_PROBLEM DESCRIPTION_
The lines from the top of the material below through the line containing "const Y_TICKS = [1, 10, 100, 1e3, 1e4, 1e5, 1e6, 1e7];" are to be printed exactly, with pictures omitted.
== INFORMATION SUPPLIED
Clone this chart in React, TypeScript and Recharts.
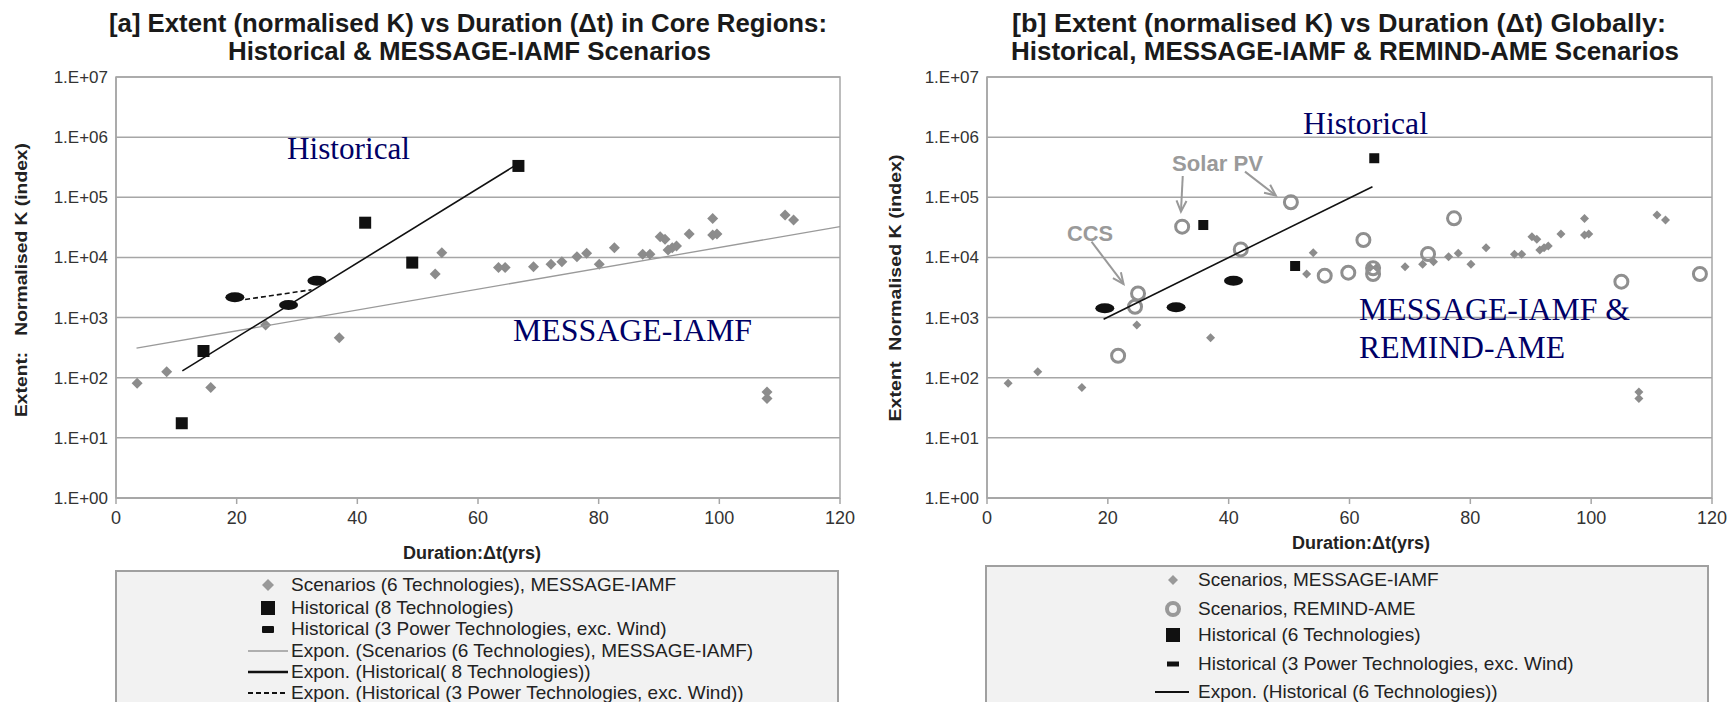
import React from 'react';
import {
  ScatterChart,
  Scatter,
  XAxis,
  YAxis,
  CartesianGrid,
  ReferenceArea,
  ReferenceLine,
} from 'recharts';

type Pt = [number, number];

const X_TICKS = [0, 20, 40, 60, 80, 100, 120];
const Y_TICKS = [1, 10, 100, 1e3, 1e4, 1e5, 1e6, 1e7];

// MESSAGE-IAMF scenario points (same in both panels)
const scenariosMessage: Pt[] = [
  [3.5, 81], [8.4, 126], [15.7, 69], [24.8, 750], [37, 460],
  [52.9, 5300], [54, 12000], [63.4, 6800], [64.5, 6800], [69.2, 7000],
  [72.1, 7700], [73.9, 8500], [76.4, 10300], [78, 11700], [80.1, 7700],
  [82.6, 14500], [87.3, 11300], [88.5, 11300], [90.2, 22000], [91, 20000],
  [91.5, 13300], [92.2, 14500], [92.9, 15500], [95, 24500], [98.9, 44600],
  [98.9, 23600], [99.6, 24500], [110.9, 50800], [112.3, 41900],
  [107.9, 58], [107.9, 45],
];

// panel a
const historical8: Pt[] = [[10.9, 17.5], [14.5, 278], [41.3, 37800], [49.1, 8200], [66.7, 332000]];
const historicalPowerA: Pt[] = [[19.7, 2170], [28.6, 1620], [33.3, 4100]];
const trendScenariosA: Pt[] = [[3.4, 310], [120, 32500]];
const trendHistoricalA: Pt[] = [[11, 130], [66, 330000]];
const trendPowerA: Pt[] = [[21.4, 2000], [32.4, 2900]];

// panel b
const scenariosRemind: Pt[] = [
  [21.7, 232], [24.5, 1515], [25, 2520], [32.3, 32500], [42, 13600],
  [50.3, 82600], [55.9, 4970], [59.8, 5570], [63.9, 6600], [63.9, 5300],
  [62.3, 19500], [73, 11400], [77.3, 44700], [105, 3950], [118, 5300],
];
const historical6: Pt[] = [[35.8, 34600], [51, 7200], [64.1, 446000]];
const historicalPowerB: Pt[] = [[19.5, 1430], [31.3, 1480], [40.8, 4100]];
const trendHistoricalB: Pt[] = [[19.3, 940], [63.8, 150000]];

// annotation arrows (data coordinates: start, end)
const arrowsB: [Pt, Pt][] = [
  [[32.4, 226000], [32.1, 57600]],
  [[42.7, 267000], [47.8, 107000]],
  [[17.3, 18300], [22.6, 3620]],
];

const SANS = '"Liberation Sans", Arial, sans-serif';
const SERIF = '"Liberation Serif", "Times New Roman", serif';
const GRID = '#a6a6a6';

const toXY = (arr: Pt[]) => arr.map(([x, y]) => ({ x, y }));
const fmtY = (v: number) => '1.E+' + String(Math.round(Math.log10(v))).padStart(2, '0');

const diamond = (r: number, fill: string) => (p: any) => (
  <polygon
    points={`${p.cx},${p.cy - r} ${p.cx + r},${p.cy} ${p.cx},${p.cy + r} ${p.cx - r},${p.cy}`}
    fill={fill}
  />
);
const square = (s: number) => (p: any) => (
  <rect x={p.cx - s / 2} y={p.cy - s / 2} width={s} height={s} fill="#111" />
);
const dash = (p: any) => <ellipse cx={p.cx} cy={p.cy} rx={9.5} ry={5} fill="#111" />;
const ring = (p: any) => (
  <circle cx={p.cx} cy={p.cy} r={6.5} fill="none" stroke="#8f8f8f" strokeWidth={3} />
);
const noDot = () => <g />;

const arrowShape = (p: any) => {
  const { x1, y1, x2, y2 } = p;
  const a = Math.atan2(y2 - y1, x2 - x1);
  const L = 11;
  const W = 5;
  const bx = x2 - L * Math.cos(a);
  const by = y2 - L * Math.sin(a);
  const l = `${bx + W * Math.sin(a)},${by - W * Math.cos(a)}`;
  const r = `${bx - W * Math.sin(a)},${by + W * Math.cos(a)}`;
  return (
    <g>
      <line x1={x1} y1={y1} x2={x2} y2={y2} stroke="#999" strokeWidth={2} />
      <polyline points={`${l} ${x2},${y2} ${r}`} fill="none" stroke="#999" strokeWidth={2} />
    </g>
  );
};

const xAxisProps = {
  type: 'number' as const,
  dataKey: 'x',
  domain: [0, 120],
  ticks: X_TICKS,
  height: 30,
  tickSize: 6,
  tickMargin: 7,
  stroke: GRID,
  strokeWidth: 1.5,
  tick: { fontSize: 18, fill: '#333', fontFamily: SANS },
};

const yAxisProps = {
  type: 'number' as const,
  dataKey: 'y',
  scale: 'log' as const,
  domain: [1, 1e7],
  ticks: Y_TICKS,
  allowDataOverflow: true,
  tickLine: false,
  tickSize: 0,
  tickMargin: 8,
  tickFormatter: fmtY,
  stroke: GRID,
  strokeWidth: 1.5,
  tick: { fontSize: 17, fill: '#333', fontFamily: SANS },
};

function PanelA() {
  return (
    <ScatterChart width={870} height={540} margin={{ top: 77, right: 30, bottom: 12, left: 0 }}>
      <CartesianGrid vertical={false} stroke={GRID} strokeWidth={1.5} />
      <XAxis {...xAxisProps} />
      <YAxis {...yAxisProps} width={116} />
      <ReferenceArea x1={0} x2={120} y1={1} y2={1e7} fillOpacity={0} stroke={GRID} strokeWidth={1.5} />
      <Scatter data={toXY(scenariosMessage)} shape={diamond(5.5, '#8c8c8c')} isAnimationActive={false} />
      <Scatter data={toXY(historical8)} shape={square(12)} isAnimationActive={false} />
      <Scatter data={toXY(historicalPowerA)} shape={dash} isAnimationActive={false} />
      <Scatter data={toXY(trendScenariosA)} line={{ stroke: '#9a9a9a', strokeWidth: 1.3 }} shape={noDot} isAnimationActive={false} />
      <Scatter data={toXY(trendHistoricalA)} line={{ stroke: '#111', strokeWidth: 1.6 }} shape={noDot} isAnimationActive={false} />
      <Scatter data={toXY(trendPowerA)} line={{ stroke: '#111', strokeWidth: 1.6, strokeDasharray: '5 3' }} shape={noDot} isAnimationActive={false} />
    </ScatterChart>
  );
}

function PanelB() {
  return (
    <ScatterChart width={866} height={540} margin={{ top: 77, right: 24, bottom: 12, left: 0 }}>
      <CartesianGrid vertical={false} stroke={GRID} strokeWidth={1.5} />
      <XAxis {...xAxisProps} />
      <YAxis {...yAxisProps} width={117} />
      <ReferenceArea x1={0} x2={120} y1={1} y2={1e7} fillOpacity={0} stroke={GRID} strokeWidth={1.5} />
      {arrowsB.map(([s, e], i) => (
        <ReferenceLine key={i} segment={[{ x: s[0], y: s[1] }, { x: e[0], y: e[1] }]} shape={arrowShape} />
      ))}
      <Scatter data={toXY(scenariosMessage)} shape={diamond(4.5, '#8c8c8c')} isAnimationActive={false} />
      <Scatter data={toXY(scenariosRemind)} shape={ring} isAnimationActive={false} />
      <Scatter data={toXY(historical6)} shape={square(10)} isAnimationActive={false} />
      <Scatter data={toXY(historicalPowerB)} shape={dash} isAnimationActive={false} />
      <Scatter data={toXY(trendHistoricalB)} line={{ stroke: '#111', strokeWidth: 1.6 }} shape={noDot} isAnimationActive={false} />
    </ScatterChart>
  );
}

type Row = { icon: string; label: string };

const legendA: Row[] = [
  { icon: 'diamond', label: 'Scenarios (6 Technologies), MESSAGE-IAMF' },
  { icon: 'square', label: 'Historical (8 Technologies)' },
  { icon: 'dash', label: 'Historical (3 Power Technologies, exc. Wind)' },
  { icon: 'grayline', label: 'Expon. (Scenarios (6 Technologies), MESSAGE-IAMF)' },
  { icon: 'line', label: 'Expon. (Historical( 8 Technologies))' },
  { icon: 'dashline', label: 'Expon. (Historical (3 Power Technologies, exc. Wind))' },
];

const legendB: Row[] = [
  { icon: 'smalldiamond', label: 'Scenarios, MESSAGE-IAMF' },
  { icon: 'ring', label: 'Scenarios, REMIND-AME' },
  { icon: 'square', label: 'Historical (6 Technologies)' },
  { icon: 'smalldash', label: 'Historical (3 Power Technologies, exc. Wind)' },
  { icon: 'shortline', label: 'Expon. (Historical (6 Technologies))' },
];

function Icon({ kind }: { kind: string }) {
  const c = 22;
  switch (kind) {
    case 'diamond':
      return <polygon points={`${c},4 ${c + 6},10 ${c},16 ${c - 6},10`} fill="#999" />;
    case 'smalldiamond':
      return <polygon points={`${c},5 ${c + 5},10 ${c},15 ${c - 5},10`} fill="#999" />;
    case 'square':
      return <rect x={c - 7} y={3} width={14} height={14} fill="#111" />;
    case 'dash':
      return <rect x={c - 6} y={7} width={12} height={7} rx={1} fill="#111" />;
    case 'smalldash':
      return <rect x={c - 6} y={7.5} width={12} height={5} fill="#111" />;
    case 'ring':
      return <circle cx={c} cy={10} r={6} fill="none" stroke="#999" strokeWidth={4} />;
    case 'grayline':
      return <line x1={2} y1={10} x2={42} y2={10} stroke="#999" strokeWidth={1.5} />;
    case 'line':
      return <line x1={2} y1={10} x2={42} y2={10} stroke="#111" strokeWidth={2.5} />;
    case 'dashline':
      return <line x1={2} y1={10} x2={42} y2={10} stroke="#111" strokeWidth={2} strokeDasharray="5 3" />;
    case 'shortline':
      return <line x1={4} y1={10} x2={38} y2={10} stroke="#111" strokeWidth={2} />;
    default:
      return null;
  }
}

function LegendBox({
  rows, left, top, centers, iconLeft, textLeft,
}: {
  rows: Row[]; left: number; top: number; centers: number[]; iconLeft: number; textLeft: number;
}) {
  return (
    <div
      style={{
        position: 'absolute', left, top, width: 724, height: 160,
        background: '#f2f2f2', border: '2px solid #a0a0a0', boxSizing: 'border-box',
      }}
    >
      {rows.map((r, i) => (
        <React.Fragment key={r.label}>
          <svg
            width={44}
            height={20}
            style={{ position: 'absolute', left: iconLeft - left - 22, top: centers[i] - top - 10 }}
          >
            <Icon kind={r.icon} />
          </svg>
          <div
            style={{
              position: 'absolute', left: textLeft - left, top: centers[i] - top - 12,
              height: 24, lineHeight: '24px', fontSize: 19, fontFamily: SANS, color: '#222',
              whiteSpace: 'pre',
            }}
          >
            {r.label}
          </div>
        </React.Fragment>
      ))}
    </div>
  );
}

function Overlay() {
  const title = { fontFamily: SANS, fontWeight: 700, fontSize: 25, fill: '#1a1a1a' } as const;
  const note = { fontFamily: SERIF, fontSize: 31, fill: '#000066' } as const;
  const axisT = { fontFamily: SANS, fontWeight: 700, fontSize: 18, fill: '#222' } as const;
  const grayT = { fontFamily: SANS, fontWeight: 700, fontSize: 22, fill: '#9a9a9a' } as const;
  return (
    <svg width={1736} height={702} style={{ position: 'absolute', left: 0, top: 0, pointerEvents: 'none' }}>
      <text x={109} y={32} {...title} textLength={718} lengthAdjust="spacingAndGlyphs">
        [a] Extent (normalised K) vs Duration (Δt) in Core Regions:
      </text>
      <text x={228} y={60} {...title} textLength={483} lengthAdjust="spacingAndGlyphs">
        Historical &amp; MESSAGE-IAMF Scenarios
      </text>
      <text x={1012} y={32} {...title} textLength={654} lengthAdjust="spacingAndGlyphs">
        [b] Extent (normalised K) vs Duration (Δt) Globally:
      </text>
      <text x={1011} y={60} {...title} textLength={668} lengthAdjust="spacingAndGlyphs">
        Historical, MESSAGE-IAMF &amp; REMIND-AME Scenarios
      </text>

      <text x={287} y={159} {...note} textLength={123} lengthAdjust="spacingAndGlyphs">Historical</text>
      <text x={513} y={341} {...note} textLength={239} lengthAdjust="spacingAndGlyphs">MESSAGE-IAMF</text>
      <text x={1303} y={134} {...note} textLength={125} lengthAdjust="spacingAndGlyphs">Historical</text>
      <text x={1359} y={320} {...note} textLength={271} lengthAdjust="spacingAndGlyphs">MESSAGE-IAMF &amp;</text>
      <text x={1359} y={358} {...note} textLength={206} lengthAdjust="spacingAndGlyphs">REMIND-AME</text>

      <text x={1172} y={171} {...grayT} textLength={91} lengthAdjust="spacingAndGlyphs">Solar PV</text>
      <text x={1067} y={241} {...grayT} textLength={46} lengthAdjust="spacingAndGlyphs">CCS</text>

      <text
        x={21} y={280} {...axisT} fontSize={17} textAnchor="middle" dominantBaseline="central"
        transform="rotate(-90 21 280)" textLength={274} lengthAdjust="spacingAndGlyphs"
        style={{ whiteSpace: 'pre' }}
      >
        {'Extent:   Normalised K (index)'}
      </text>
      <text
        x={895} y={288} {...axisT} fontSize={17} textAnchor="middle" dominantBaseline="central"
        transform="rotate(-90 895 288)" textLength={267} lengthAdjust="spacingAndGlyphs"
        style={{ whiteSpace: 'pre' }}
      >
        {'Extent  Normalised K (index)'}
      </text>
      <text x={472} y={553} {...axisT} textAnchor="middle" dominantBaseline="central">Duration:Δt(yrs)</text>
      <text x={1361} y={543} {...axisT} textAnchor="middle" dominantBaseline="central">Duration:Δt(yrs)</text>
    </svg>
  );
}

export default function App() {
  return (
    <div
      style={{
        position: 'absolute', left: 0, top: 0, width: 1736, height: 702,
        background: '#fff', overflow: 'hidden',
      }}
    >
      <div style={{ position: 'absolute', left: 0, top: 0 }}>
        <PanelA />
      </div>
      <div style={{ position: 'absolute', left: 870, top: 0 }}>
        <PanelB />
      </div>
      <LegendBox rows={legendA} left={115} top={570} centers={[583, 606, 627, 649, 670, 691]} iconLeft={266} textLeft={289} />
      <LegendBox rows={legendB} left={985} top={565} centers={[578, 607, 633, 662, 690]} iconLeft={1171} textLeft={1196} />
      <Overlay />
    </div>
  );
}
====
_REPLY_
Clone this chart in React, TypeScript and Recharts.
import React from 'react';
import {
  ScatterChart,
  Scatter,
  XAxis,
  YAxis,
  CartesianGrid,
  ReferenceArea,
  ReferenceLine,
} from 'recharts';

type Pt = [number, number];

const X_TICKS = [0, 20, 40, 60, 80, 100, 120];
const Y_TICKS = [1, 10, 100, 1e3, 1e4, 1e5, 1e6, 1e7];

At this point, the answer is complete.